Objective: Among the records below, find each line that includes the string "code" and copy it.

Material for the task:
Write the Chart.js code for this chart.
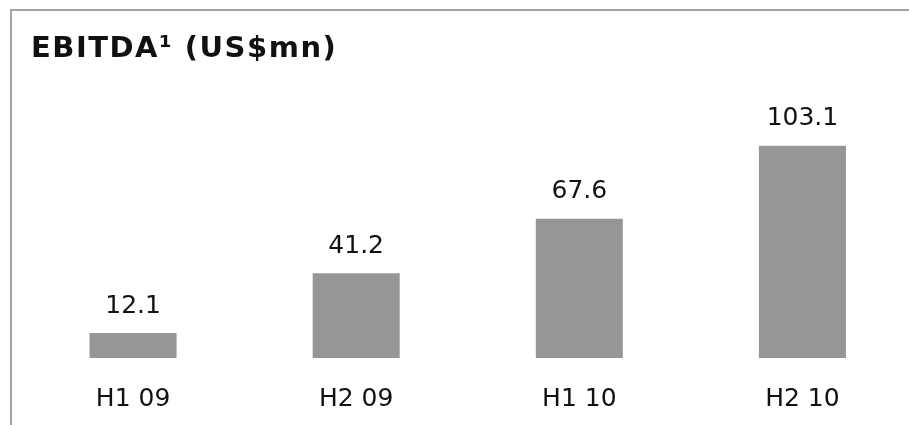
<!DOCTYPE html>
<html>
<head>
<meta charset="utf-8">
<script src="https://cdn.jsdelivr.net/npm/chart.js@4"></script>
<style>
  html, body { margin: 0; padding: 0; background: #fff; overflow: hidden; }
  #wrap { position: relative; width: 909px; height: 425px; overflow: hidden; }
  #frame { position: absolute; left: 10px; top: 9px; width: 920px; height: 430px;
           border-top: 2px solid #a3a3a3; border-left: 2px solid #a3a3a3; }
  #chart1 { position: absolute; left: 0; top: 0; }
</style>
</head>
<body>
<div id="wrap">
  <div id="frame"></div>
  <canvas id="chart1" width="914" height="425" style="width:914px;height:425px"></canvas>
</div>
<script>
// datos
const titulo = 'EBITDA\u00B9 (US$mn)';
const periodos = ['H1 09', 'H2 09', 'H1 10', 'H2 10'];
const ebitda = [12.1, 41.2, 67.6, 103.1];

// título a mano (alineado con el marco)
const tituloPlugin = {
    id: 'tituloPlugin',
    afterDraw(chart) {
        const c = chart.ctx;
        c.save();
        c.font = 'bold 29px "DejaVu Sans"';
        c.letterSpacing = '1.5px';
        c.fillStyle = '#111';
        c.textBaseline = 'alphabetic';
        c.textAlign = 'left';
        c.fillText(titulo, 31, 57);
        c.restore();
    }
};

// etiquetas de valor encima de cada barra
const valoresPlugin = {
    id: 'valoresPlugin',
    afterDatasetsDraw(chart) {
        const c = chart.ctx;
        const meta = chart.getDatasetMeta(0);
        c.save();
        c.font = '25px "DejaVu Sans"';
        c.fillStyle = '#111';
        c.textAlign = 'center';
        c.textBaseline = 'middle';
        meta.data.forEach((bar, i) => {
            c.fillText(ebitda[i].toFixed(1), bar.x, bar.y - 27);
        });
        c.restore();
    }
};

const ctx1 = document.getElementById('chart1').getContext('2d');
new Chart(ctx1, {
    type: 'bar',
    data: {
        labels: periodos,
        datasets: [{
            label: 'EBITDA',
            data: ebitda,
            backgroundColor: '#969696',
            borderWidth: 0,
            barPercentage: 0.39,
            categoryPercentage: 1
        }]
    },
    options: {
        responsive: false,
        animation: false,
        layout: { padding: { left: 21.5, right: 0, top: 80, bottom: 0 } },
        plugins: {
            legend: { display: false },
            title: { display: false },
            tooltip: { enabled: false }
        },
        scales: {
            x: {
                grid: { display: false, drawTicks: false },
                border: { display: false },
                afterFit: (scale) => { scale.height = 67; },
                ticks: {
                    padding: 26,
                    color: '#111',
                    font: { family: 'DejaVu Sans', size: 25 },
                    maxRotation: 0
                }
            },
            y: {
                display: false,
                min: 0,
                max: 135
            }
        }
    },
    plugins: [tituloPlugin, valoresPlugin]
});
</script>
</body>
</html>
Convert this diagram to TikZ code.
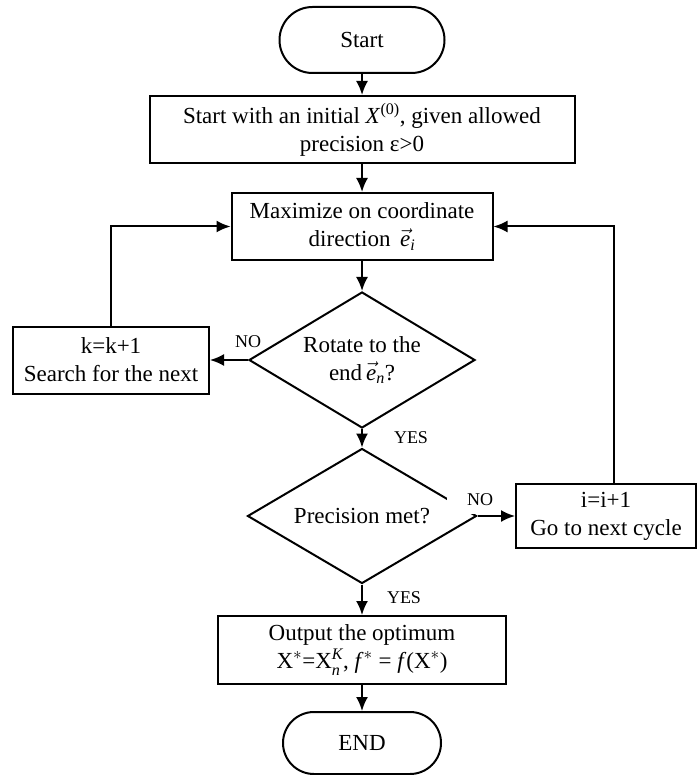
\documentclass[tikz,border=0pt]{standalone}
\usepackage{amsmath}
\usepackage{fontspec}
\setmainfont{Liberation Serif}
\usetikzlibrary{arrows.meta,shapes.geometric}
\begin{document}
\begin{tikzpicture}[x=1pt,y=-1pt,
  every node/.style={font=\fontsize{23}{28}\selectfont},
  box/.style={draw, line width=2pt, rectangle, align=center, inner sep=0pt},
  term/.style={draw, line width=2pt, rectangle, inner sep=0pt},
  dec/.style={draw, line width=2pt, diamond, inner sep=0pt, align=center},
  lbl/.style={font=\fontsize{18}{20}\selectfont, inner sep=0pt},
  conn/.style={line width=2pt, -{Latex[length=14pt,width=12pt]}},
]
\useasboundingbox (0,0) rectangle (698,775);
\fill[white] (0,0) rectangle (698,775);

\node[term, rounded corners=33pt, minimum width=165pt, minimum height=66pt] (start) at (362,40) {Start};
\node[box, minimum width=425pt, minimum height=67pt] (init) at (362,129.5)
  {Start with an initial \textit{X}\textsuperscript{(0)}, given allowed\\precision ε>0};
\node[box, minimum width=261pt, minimum height=67pt] (max) at (362,226.5)
  {Maximize on coordinate\\direction\, $\vec{\textit{e}}_{\textit{i}}$};
\node[dec, aspect=1.66, minimum width=226pt, minimum height=136pt] (rot) at (362,360)
  {Rotate to the\\end\,$\vec{\textit{e}}_{\textit{n}}$?};
\node[box, minimum width=196pt, minimum height=67pt] (kbox) at (111,360)
  {k=k+1\\Search for the next};
\node[dec, aspect=1.7, minimum width=229pt, minimum height=135pt] (prec) at (362,516)
  {Precision met?};
\node[box, minimum width=180pt, minimum height=64pt] (ibox) at (606,516)
  {i=i+1\\Go to next cycle};
\node[box, minimum width=288pt, minimum height=68pt] (out) at (362,650)
  {Output the optimum\\X$^*$=X$_{\textit{n}}^{\textit{K}}$, \textit{f}$^*$ = \textit{f}(X$^*$)};
\node[term, rounded corners=31pt, minimum width=158pt, minimum height=62pt] (end) at (362,743) {END};

\node[lbl] (no1) at (248,342) {NO};
\node[lbl] (yes1) at (411,438) {YES};
\node[lbl, fill=white, anchor=west, minimum height=28pt] (no2) at (447,500) {\hspace{20pt}NO\hspace{3pt}};
\node[lbl] (yes2) at (404,598) {YES};

\draw[conn] (start) -- (init);
\draw[conn] (init) -- (max);
\draw[conn] (max) -- (rot);
\draw[conn] (rot) -- (prec);
\draw[conn] (prec) -- (out);
\draw[conn] (out) -- (end);
\draw[conn] (rot.west) -- (kbox.east);
\draw[conn] (prec.east) -- (ibox.west);
\draw[conn] (kbox.north) |- (max.west);
\draw[conn] ([xshift=8pt]ibox.north) |- (max.east);
\end{tikzpicture}
\end{document}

Complete output:
Write the Chart.js code for this chart.
Convert this diagram to TikZ code.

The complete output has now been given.